Sadly, there are no free lunches! The modern landscape and contemporary characteristics of Amravati will be bestowed to us at the cost of farmers losings their lands, destroyed river flood plains and ruptured natural ecosystems. The giant footprint of the city, will tear down the ecological balance and precious natural environmental resources.

Now instead of an ecologically unstable masterplan of an urban settlement, can we think about the city in terms of its residents? The greed for political supremacy has soared high with an ultimate goal of bringing foreign investors to our soil. Urbanisation of Amravati was set to fulfil this goal, but due to the on-going agitation of the farmers, the dream for Naidu-led government seems bleak.


Amongst all the power struggle, the true Amravati has become hazy for the architects and urban planners of our country. The ideas of modernisation have been so deeply rooted in our minds that we become selfishly ignorant towards the existing reality. Amravati was one of the most important Buddhist sites of south-east India. Yet, there is not a single point of convergence between the heritage and the modern concepts, except, “The high court complex with its stepped roof form inspired by India’s ancient stupas.”


How far is it acceptable to allow the Westerners to disrupt our heritage, display it in their museums and we (Indians) have to buy tickets to experience which is already ours? The remains of the famous Amravati shrine and the stupa have been displayed in the British Museum with a panel which reads “Importance of Amravati and its Sculptures”. If it was so important to be understood, then why not disseminate its value to the country in which it belongs? Or, if the British have really understood the importance of our heritage then why is there a lack of heritage integration within the modernist approach, when they are chosen to design Amravati?
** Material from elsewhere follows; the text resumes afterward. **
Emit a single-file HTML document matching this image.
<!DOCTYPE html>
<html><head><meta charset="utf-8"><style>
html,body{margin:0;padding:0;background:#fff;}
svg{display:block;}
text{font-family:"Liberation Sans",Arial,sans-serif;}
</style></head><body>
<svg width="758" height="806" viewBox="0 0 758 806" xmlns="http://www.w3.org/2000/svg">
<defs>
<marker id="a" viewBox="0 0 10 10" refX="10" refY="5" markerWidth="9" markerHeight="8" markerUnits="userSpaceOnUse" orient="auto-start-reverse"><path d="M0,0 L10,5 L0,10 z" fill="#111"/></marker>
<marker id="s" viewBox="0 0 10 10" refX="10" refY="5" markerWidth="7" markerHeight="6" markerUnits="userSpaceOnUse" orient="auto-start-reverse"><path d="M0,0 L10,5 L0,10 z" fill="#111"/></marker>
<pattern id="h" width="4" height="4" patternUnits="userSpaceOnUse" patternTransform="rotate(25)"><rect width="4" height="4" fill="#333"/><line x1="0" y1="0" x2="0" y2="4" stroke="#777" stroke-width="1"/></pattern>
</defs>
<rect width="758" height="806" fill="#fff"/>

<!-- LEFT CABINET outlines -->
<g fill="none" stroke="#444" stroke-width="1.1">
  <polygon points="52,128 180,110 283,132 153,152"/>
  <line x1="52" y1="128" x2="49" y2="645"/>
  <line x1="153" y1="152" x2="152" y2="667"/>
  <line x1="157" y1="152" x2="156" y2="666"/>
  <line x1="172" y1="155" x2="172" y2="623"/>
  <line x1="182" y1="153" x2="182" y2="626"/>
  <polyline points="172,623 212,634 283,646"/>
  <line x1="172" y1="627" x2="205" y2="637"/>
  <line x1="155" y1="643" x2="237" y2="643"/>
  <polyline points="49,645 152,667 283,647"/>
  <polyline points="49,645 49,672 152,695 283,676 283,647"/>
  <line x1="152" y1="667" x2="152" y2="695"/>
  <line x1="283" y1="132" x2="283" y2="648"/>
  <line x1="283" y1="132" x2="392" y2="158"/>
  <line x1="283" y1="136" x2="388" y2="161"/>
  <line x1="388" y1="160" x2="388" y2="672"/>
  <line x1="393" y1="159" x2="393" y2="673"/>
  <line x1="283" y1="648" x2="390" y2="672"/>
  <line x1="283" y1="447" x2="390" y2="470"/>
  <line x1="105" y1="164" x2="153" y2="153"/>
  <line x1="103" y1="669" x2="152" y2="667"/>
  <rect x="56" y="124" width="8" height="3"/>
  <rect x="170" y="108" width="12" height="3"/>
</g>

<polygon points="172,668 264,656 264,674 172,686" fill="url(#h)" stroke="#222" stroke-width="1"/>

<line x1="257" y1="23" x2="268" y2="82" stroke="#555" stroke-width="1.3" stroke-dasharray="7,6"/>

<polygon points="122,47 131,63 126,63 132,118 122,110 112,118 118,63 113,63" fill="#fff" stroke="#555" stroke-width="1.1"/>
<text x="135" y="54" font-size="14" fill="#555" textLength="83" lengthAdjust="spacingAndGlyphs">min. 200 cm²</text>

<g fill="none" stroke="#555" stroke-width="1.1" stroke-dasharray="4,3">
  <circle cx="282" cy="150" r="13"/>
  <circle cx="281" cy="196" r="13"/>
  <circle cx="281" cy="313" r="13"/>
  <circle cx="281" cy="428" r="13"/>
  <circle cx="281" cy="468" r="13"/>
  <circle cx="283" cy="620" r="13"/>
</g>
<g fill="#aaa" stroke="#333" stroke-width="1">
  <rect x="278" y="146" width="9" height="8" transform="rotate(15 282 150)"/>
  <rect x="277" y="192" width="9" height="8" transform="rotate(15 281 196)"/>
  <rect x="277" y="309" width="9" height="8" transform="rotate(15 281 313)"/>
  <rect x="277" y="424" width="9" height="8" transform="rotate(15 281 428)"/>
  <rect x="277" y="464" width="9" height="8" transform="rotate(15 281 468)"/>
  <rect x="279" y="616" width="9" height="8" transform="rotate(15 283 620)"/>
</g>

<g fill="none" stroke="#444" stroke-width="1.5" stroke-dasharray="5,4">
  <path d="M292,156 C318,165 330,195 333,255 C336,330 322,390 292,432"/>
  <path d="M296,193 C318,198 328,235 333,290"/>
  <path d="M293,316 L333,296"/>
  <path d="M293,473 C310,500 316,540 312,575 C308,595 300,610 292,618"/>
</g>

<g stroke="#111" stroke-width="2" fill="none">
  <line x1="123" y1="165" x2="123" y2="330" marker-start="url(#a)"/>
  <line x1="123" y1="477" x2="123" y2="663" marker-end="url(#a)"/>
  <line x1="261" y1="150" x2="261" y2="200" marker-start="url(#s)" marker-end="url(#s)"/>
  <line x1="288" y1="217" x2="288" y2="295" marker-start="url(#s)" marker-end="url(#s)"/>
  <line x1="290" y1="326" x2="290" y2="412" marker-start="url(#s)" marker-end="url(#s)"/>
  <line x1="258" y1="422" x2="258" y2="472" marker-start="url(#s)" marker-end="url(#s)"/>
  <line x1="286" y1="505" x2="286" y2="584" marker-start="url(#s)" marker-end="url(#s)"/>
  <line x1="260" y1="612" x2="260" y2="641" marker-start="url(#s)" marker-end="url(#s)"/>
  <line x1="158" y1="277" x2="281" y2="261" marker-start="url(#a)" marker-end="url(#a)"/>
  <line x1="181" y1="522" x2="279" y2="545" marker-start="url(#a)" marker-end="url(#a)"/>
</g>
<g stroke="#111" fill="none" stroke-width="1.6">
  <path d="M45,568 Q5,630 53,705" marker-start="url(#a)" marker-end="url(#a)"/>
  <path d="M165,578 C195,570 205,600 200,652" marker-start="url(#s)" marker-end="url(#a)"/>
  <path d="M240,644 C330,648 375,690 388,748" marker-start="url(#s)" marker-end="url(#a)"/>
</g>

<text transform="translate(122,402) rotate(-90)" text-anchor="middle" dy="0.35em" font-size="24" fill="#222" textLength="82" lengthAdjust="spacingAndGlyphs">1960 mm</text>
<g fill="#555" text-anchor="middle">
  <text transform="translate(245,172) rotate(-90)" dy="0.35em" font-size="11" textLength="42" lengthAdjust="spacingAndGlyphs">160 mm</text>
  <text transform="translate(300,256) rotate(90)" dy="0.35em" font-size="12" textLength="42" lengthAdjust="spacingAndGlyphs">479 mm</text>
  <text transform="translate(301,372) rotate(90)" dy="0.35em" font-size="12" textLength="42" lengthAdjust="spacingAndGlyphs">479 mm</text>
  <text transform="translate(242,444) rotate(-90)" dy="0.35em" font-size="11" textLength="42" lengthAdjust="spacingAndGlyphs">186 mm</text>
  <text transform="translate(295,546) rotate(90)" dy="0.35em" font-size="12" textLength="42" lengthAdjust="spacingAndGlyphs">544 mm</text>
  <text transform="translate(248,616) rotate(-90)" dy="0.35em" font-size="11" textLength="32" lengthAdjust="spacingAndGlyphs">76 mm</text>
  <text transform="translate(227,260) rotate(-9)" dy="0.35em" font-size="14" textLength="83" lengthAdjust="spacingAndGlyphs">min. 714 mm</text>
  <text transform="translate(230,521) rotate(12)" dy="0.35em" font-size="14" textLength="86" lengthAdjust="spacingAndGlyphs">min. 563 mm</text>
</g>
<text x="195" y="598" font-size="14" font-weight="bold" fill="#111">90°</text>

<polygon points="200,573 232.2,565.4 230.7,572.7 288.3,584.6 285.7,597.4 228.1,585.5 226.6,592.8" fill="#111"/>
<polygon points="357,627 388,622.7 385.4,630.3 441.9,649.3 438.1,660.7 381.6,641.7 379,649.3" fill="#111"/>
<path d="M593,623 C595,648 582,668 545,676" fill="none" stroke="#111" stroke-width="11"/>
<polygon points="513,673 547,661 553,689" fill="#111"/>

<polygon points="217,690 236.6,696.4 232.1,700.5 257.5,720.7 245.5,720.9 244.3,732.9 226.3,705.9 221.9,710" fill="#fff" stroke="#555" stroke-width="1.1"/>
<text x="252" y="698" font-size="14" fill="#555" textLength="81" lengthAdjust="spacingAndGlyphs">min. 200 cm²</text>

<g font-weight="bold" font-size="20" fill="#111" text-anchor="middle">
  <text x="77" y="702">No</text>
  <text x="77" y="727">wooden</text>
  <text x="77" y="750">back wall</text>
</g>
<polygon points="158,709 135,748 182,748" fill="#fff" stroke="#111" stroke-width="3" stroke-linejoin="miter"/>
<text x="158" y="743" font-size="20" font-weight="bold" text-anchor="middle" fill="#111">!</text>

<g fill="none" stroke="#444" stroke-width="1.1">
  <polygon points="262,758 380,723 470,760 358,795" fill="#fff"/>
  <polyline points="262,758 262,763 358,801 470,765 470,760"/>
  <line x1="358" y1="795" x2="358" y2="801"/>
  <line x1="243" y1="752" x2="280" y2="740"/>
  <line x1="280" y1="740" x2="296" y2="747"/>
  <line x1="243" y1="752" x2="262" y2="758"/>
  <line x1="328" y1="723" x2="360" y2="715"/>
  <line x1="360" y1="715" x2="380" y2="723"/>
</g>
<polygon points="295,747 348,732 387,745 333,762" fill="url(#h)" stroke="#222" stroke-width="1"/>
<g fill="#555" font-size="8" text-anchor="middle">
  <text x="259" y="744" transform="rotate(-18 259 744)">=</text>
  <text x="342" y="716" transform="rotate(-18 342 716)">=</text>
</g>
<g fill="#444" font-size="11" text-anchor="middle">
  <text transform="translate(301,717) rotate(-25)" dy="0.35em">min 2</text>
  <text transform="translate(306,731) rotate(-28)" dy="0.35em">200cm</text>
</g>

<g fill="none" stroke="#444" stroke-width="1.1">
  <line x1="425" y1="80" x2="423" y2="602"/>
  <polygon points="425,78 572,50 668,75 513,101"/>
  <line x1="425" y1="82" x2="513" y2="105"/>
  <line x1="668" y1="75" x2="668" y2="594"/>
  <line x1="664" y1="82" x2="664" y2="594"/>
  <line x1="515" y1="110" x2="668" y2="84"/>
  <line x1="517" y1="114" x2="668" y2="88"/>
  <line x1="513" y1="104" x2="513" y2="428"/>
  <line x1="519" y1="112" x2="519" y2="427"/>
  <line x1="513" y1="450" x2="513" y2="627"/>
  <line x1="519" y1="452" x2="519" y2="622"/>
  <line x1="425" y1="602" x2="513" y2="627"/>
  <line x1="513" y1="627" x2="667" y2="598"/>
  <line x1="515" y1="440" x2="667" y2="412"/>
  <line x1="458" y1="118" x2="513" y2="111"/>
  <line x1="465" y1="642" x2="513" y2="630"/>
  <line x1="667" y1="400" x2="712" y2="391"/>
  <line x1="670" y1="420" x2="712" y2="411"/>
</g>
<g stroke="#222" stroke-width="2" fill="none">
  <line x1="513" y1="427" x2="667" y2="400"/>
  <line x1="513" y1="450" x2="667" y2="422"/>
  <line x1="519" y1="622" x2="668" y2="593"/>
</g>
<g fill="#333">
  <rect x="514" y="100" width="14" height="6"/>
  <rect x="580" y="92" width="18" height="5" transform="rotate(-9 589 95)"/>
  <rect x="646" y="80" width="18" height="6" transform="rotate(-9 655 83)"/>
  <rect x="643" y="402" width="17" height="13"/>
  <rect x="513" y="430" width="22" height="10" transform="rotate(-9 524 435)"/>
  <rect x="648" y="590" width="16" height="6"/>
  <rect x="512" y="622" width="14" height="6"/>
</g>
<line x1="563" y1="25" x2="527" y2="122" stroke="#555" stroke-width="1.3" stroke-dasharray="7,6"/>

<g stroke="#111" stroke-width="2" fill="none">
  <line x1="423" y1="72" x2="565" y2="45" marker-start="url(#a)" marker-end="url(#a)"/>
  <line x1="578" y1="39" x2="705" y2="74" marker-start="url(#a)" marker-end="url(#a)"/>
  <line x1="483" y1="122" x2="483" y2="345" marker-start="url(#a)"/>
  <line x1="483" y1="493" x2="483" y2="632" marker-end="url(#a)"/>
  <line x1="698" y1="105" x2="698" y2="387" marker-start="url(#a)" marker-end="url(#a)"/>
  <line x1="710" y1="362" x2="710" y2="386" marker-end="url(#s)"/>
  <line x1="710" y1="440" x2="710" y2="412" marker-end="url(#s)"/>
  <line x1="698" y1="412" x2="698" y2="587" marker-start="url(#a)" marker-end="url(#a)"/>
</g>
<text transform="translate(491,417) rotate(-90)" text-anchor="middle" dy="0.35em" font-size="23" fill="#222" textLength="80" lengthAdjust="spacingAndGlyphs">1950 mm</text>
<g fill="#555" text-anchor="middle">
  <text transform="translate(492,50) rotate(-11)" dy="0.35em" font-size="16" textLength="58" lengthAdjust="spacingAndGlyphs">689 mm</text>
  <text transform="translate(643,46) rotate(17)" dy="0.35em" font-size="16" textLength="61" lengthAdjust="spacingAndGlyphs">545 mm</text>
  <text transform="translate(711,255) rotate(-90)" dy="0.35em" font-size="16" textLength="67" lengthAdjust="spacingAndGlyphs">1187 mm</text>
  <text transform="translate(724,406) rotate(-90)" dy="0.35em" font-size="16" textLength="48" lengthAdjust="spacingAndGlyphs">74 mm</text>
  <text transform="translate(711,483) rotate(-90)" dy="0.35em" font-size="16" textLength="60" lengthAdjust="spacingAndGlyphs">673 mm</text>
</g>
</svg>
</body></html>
Modernisation in India has always meant demolition of heritage and imbibing the European derived conjectures. Mahatma Gandhi rightly said, “Urbanisation in India is a slow but sure death for her villages and villagers”, and it makes so much sense today when we see farmers being bullied by the government in selling their prime source of income-their lands, only to have a state capital which can accommodate contemporary concepts and architecture to add glitter to our infrastructure.


Merely following pre-derived theories might not be the correct approach for India. We need to define ‘modernisation’ using our own vocabulary. We once had a highly functioning urban civilisation void of Western influences, which makes a point that we might just be dependent on the foreign design policies without actually looking for insights from our own historic data.


Architecture should never be reviewed esoteric, especially when one thinks of its attributes. All the tangibles like planning, construction technologies, materials, aesthetics are key features but the present day cityscapes urge for the integration of the intangibles like temporality, human presence and tradition within the designing policies. Contemporary principles have their own unique contributions within the rise of Indian urbanscapes, but it is time to quote a new definition of modernism with the incorporation of our rich human value and our inherited resources.


The utmost necessary aspect for a country like India is to ‘unlearn’ the pre-dictated terms of urban culture. It is not the time to ‘rethink’ the modern urbanscapes but, ‘think’ from a new stance. Rethinking will only reshape the already existing paragons, but the true necessity lies in designing a new model which seamlessly binds the people and heritage within the modernist definition, bridging the gap between mankind and architecture. If modernisation in a country comes at the cost of its people and the cultural heritage, then it’s about time we show some compassion in our design processes and policies.


“Although the contemporary principles have their idiosyncratic positives but the conundrums about our heritage that they bring along are screaming for attention.”